Did you catch that last bullet point?  There’s the Holy Grail of pitchers’ scouting reports right there.  Other than that, a lot of REALLY good intel in almost 9-mins, so how do hitting coaches counter this gameplan?  Take it from a hitter’s point of view, Carlos Pena, who studied under Perry Husband back in 2009, and in the following video, makes a good case to a promising counter-move…

 

How to Counter this Strategy…

Here are my notes on Carlos Pena’s scouting report on pitchers who use Effective Velocity…

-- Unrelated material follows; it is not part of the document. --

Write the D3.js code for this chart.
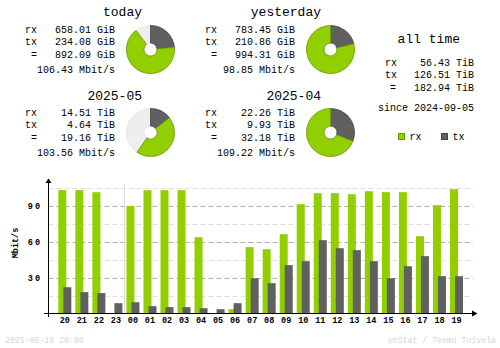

  • At the 15-second mark, talks about hunting pitches, addresses the hitting myth of “looking for the ball away and react in”…pick a spot, a speed, and a rhythm to dance to, react within those parameters,
  • At the 1-minute mark, looking for ball away and reacting in would work for one maybe two-dimensional pitchers, objective is to make good contact more often, having an EV plan against a pitcher makes hitting “easier”, setting “coordinates” like latitude and longitude, and work within those parameters, having a “blast radius” and only working within those parameters, match the timing to what you’re looking for, helps hitters to lay off stuff, eliminates half to 3/4 of the strike zone when pitchers get pretty good.
  • At the 2-minute, 40-second mark, Carlos talks about his struggles at the beginning of 2009, he met Perry Husband, and he ended up leading the league in homers by the end of the season.